About Ciara Healy.

Ciara Healy is a Writer, Book Artist, Curator and Head of Fine Art & Education at Limerick School of Art & Design, Technological University of the Shannon. Previously she worked as a Lecturer and Programme Director in Art, Culture & Heritage at South East Technological University. She is the 2021 recipient of a Scottish/Irish Bilateral Network Award from the Royal Irish Academy, an IMPACT Research Award from University of Reading (2016), a Large Grant Award from Arts Council Wales for a curatorial research project titled Thin Place (2015) and she was one of the 2011 recipients of the Wales Arts International and Axis Critical Writing Award.’
Ciara Healy Musson

Heterodox ways of re-thinking relationships with the world...

Ciara Healy worked as a Lecturer and Director of Teaching & Learning at University of Reading, UK. Her teaching is research-led and is informed by her engagement with rurality, heritage & community, place based curating and experiential education.
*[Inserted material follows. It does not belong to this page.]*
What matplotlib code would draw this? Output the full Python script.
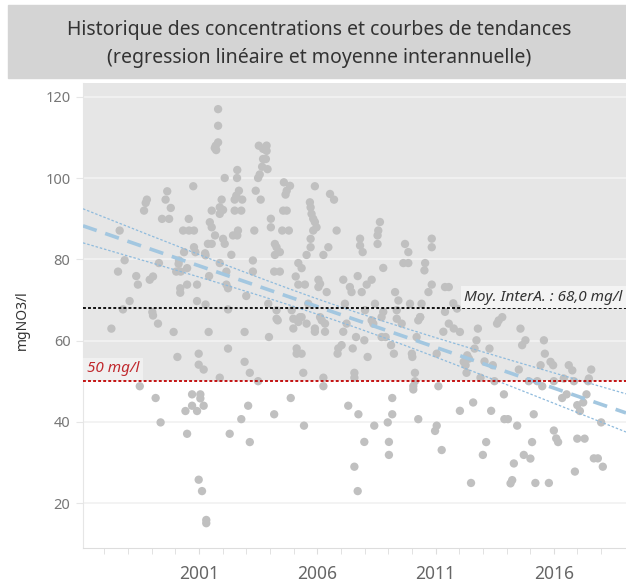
# Historique des concentrations en nitrates, avec tendance linéaire et moyenne interannuelle
import numpy as np
import matplotlib.pyplot as plt
from matplotlib.patches import Rectangle

plt.rcParams['font.family'] = ['Noto Sans', 'DejaVu Sans']

# dates des prélèvements (années décimales) et concentrations (mg NO3/l)
years = [
    2001.81, 2001.81, 2001.71, 2001.81, 2001.73, 2001.67, 2002.09, 2002.62, 2002.61,
    2003.53, 2003.71, 2003.71, 2003.67, 2003.50, 2003.57, 2003.40, 2003.61,
    2002.69, 2002.58, 2002.83, 2002.51, 2002.51, 2002.79,
    2001.96, 2001.54, 2001.88, 2002.02, 2001.88, 2000.76,
    1999.66, 1999.59, 1999.81, 1998.80, 1998.75, 1998.68, 1999.44, 1999.74, 2000.57,
    2000.33, 2000.58, 2000.79, 1997.65, 2001.46, 2001.54, 2001.68, 2002.02, 2002.09,
    2002.65, 2002.62, 2002.44, 2003.34, 2001.38, 2001.54, 2000.79, 2000.85, 2000.37,
    2001.26, 2001.28, 2002.37, 2003.28, 2003.28, 1997.86, 1999.31,
    2000.16, 2000.14, 2000.04, 2000.23, 1997.58, 1998.35, 1998.42, 1999.06, 1998.92,
    2000.50, 2001.88, 2002.16, 2001.43, 2000.50, 2000.92, 2000.21, 2000.21,
    2002.16, 2002.23, 2003.00, 1998.07, 2000.92, 2001.28, 1997.79, 1999.03, 2002.23,
    2003.86, 2003.86, 2003.83, 2003.90, 2004.59, 2004.85, 2004.71, 2004.66, 2005.90,
    2006.54, 2006.71, 2005.69, 2005.72, 2005.76, 2005.83, 2005.90, 2005.97, 2005.83,
    2004.04, 2004.04, 2004.56, 2004.71, 2004.52, 2004.80, 2006.82, 2005.72, 2005.72,
    2006.47, 2006.26, 2005.55, 2004.21, 2004.28, 2004.42, 2004.21,
    2008.65, 2008.58, 2008.55, 2008.55, 2007.81, 2007.81, 2007.92, 2009.71, 2009.85,
    2010.84, 2010.84, 2009.64, 2009.85, 2010.56, 2010.53, 2008.79, 2004.18, 2004.42,
    2005.20, 2005.34, 2005.09, 2006.05, 2006.12, 2006.05, 2005.48, 2005.20, 2007.10,
    2007.71, 2007.38, 2007.45, 2007.88, 2008.09, 2008.30, 2006.40, 2009.29, 2009.43,
    2010.84, 2010.70, 2011.40, 2003.93, 2004.92, 2005.27, 2005.62, 2004.28, 2004.28,
    2007.17, 2008.44, 2009.92, 2010.41, 2008.02, 2008.79, 2009.36, 2010.35, 2011.40,
    2006.12, 2011.56, 2011.75, 2011.91,
    1999.06, 1997.30, 1999.27, 1999.93, 2001.41, 2002.93, 2002.23, 2000.09, 2000.99,
    2000.99, 2001.20, 2002.93, 2003.15, 2001.88, 2003.50, 1998.50, 1999.17, 2000.71,
    2001.06, 2001.06, 2000.71, 2001.20, 2000.43, 2000.92, 2003.08, 2002.79, 1999.38,
    2000.50, 2002.30, 2003.15, 2000.99, 2001.13, 2001.31, 2001.31,
    2004.33, 2003.96, 2004.99, 2004.99, 2005.20, 2005.34, 2005.55, 2005.90, 2005.90,
    2006.19, 2006.33, 2006.33, 2007.10, 2007.24, 2005.13, 2005.13, 2005.34, 2006.89,
    2007.03, 2006.86, 2007.50, 2007.64, 2007.99, 2008.13, 2008.72, 2008.89, 2009.12,
    2009.24, 2008.37, 2008.30, 2008.72, 2009.36, 2009.57, 2010.00, 2010.02, 2010.27,
    2010.35, 2011.05, 2011.33, 2010.20, 2005.41, 2006.26, 2006.26, 2007.57, 2007.57,
    2010.13, 2010.13, 2010.06, 2010.06, 2011.12, 2004.88, 2004.18, 2005.44, 2007.31,
    2007.74, 2009.17, 2009.17, 2008.98, 2008.41, 2007.99, 2009.03, 2009.03, 2007.57,
    2007.71, 2010.27, 2011.05, 2010.98, 2011.26,
    2011.56, 2011.77, 2012.03, 2013.67, 2013.60, 2013.82, 2012.79, 2014.59, 2012.73,
    2012.65, 2014.80, 2014.66, 2015.58, 2015.62, 2013.28, 2012.34, 2012.41, 2012.19,
    2012.27, 2013.07, 2013.42, 2012.31, 2012.90, 2013.49, 2014.52, 2015.44, 2015.86,
    2015.97, 2016.63, 2016.78, 2017.58, 2014.94, 2015.30, 2015.51, 2016.00, 2016.42,
    2016.85, 2017.48, 2017.45, 2013.89, 2016.35, 2016.54, 2017.38, 2016.99, 2017.10,
    2017.24, 2012.59, 2012.03, 2013.35, 2015.15, 2013.91, 2014.06, 2014.45, 2018.00,
    2016.00, 2016.10, 2016.18, 2016.99, 2017.30, 2013.14, 2015.08, 2013.00, 2014.73,
    2015.01, 2014.31, 2017.69, 2017.86, 2018.07, 2016.89, 2012.50, 2014.24, 2014.17,
    2015.22, 2015.79,
]
no3 = [
    116.97, 112.88, 107.97, 108.79, 106.9, 107.4, 100.03, 102.0, 100.03,
    107.97, 107.2, 104.7, 102.8, 100.03, 100.9, 96.9, 94.71,
    96.9, 95.7, 94.71, 94.71, 92.0, 92.0,
    94.71, 92.0, 92.83, 92.17, 91.2, 98.0,
    96.76, 94.71, 92.66, 94.71, 93.9, 92.0, 89.97, 89.97, 89.97,
    87.1, 87.1, 87.1, 87.1, 89.15, 87.9, 85.9, 85.06, 83.83,
    87.1, 85.9, 85.9, 87.1, 83.83, 83.83, 83.0, 81.78, 81.78,
    81.5, 81.0, 81.13, 79.74, 77.0, 79.8, 79.1,
    79.74, 78.9, 77.0, 77.0, 77.0, 75.9, 73.8, 75.8, 75.0,
    77.85, 79.1, 77.0, 75.9, 73.8, 73.8, 72.9, 71.8,
    73.8, 72.9, 71.0, 69.75, 69.75, 68.9, 67.7, 67.05, 67.7,
    108.0, 106.7, 104.7, 102.2, 98.96, 98.1, 96.9, 95.94, 98.0,
    96.1, 94.7, 94.05, 92.8, 91.2, 90.0, 89.2, 87.9, 87.1,
    90.0, 87.9, 92.0, 92.0, 87.1, 87.1, 87.1, 85.06, 83.0,
    83.0, 81.1, 81.1, 83.8, 83.0, 81.8, 81.1,
    89.2, 87.1, 85.9, 83.8, 85.1, 83.4, 81.8, 83.8, 81.8,
    85.1, 83.0, 79.1, 79.1, 79.1, 77.3, 77.9, 77.0, 77.0,
    79.1, 77.85, 75.8, 75.0, 74.0, 73.2, 73.8, 73.8, 75.0,
    75.9, 73.2, 71.96, 71.96, 73.8, 75.0, 71.96, 71.96, 69.9,
    73.8, 71.96, 73.2, 69.1, 67.5, 65.8, 69.1, 67.5, 65.4,
    69.1, 69.1, 69.1, 69.1, 67.5, 67.1, 67.5, 65.8, 67.1,
    65.8, 73.2, 69.2, 67.9,
    66.2, 62.97, 64.2, 62.15, 62.15, 62.15, 58.06, 56.0, 56.8,
    54.1, 52.9, 54.8, 52.1, 50.9, 50.04, 48.8, 45.9, 46.8,
    46.8, 45.8, 44.0, 44.0, 42.7, 42.7, 44.0, 40.7, 39.9,
    37.1, 37.1, 35.06, 25.8, 23.0, 15.9, 15.1,
    65.0, 60.9, 65.4, 63.0, 64.6, 65.8, 64.2, 63.0, 62.2,
    65.0, 64.2, 62.2, 62.2, 64.2, 58.1, 56.8, 56.8, 58.1,
    58.9, 56.8, 58.1, 60.9, 60.1, 56.0, 60.9, 60.9, 58.9,
    56.8, 64.2, 65.0, 65.8, 65.4, 64.2, 56.8, 56.0, 65.0,
    65.8, 56.8, 62.2, 60.9, 52.1, 50.9, 48.8, 52.1, 50.9,
    52.1, 50.04, 48.8, 48.0, 48.8, 45.9, 41.9, 39.1, 44.0,
    41.9, 45.9, 41.9, 39.9, 39.1, 35.1, 35.1, 31.9, 29.0,
    23.0, 40.7, 39.1, 37.8, 33.1,
    64.2, 63.0, 62.15, 65.0, 64.2, 65.8, 62.97, 62.97, 60.1,
    58.06, 60.1, 58.9, 60.1, 56.8, 58.06, 56.4, 55.6, 54.8,
    53.97, 54.9, 53.97, 52.1, 50.9, 50.04, 52.9, 53.97, 54.8,
    53.97, 53.97, 52.7, 52.9, 50.04, 50.04, 48.8, 50.04, 50.7,
    50.04, 50.7, 50.04, 46.8, 45.9, 46.8, 46.8, 44.15, 42.7,
    44.8, 44.8, 42.75, 42.75, 41.9, 40.7, 40.7, 39.1, 39.9,
    37.9, 35.96, 35.06, 35.9, 35.9, 35.06, 35.06, 31.9, 31.9,
    31.0, 29.8, 31.05, 31.05, 29.0, 27.8, 25.0, 25.7, 24.9,
    25.0, 25.0,
]

moyenne_interannuelle = 68.0
seuil = 50
x_ticks_labels = [2001, 2006, 2011, 2016]
y_ticks = [20, 40, 60, 80, 100, 120]

x = np.array(years)
y = np.array(no3)

# Regression lineaire + intervalle de confiance a 95 % sur la moyenne
slope, intercept = np.polyfit(x, y, 1)
resid = y - (slope * x + intercept)
n = len(x)
s = np.sqrt(np.sum(resid ** 2) / (n - 2))
sxx = np.sum((x - x.mean()) ** 2)

x_min, x_max = 1996.1, 2019.05
xs = np.linspace(x_min, x_max, 200)
fit = slope * xs + intercept
half = 1.96 * s * np.sqrt(1 / n + (xs - x.mean()) ** 2 / sxx)

fig = plt.figure(figsize=(6.26, 5.84), dpi=100)
ax = fig.add_axes([83 / 626, 36 / 584, 543 / 626, 465 / 584])

# bandeau du titre
fig.patches.append(Rectangle((8 / 626, 1 - 78 / 584), 1, 73 / 584,
                             transform=fig.transFigure, color='#d4d4d4', zorder=0))
fig.text(0.51, 1 - 30 / 584, 'Historique des concentrations et courbes de tendances',
         ha='center', va='center', fontsize=14, color='#333333')
fig.text(0.51, 1 - 58 / 584, '(regression linéaire et moyenne interannuelle)',
         ha='center', va='center', fontsize=14, color='#333333')

ax.set_xlim(x_min, x_max)
ax.set_ylim(9, 123.4)
ax.axhspan(seuil, 123.4, color='#e6e6e6', zorder=0, lw=0)
for v in y_ticks:
    ax.axhline(v, color='#f2f2f2', lw=1.3, zorder=0.5)

ax.scatter(x, y, s=36, color='#c0c0c0', edgecolors='none', zorder=2)

ax.plot(xs, fit, color='#a3c7e0', lw=2.6, dashes=(4, 2.5), zorder=3)
ax.plot(xs, fit + half, color='#8fbbdd', lw=0.9, dashes=(2, 1.5), zorder=3)
ax.plot(xs, fit - half, color='#8fbbdd', lw=0.9, dashes=(2, 1.5), zorder=3)

ax.axhline(moyenne_interannuelle, color='black', lw=1.3, dashes=(1.6, 1.2), zorder=4)
ax.axhline(seuil, color='#c00000', lw=1.3, dashes=(1.6, 1.2), zorder=4)

ax.text(x_max - 0.15, moyenne_interannuelle + 0.9, 'Moy. InterA. : 68,0 mg/l',
        ha='right', va='bottom', fontsize=11, style='italic', color='#333333',
        bbox=dict(facecolor='#f3f3f3', edgecolor='none', pad=2.5), zorder=5)
ax.text(x_min + 0.15, seuil + 1.2, '50 mg/l', ha='left', va='bottom', fontsize=11,
        style='italic', color='#c0282d',
        bbox=dict(facecolor='#f0f0f0', edgecolor='none', pad=2.5), zorder=5)

ax.set_xticks(x_ticks_labels)
ax.set_xticklabels([str(v) for v in x_ticks_labels])
ax.set_xticks(range(1997, 2019), minor=True)
ax.set_yticks(y_ticks)
ax.tick_params(axis='x', which='both', length=4, color='#dddddd', labelsize=12.5,
               labelcolor='#666666', pad=8)
ax.tick_params(axis='y', length=5, color='#e6e6e6', labelsize=10.5,
               labelcolor='#777777', pad=4)

for side in ['top', 'right']:
    ax.spines[side].set_visible(False)
ax.spines['left'].set_color('#e6e6e6')
ax.spines['bottom'].set_color('#dddddd')

fig.text(22 / 626, 1 - 320 / 584, 'mgNO3/l', rotation=90, ha='center', va='center',
         fontsize=10, color='#333333')

plt.savefig('out.png', dpi=100)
Ciara Healy, has published widely in catalogues and art journals on artists such as: Jonathan Anderson, Adam Buick, Ailbhe Ni Bhriain, Christine Mackey, Flora Parrott, Mary Modeen, Bella Kerr, Sara Barker, Martina Mullaney, Caroline Achaintre, Jo Addison, Serena Korda, Bedwyr Williams, Mary Maclean, Alice Channer, Miranda Whall, Matt White among many others. She was also the recipient of the Curatorial Fellowship Award at the Lewis Glucksman Gallery in 2006.

Her research interests involve developing strategies in writing, curating and education for philosophy, poetry, literature, science, agriculture and the visual arts to converge. This is in order to explore new ways of ‘making room’ for other ontologies.

Healy’s creative practice supports new dialogues between disciplines, and facilitates more porous and heterodox ways of re-thinking relationships with the world, especially in a time of climate change. Frequently her work references the work of: David Abram, Jane Bennett, Joseph Beuys, Roger Corless, Geraldine Finn, Felix Guattari, Barbara Hurd and Isabelle Stengers.

Her bookworks are housed in numerous collections including TATE Britain Artists’ Book Collection; The V&A National Art Library; London College of Communication among many others. Thin Place: new modes of environmental knowing through contemporary curatorial practice will be published by Cambridge University Press in 2019 as part of a collection of interdisciplinary essays on climate change.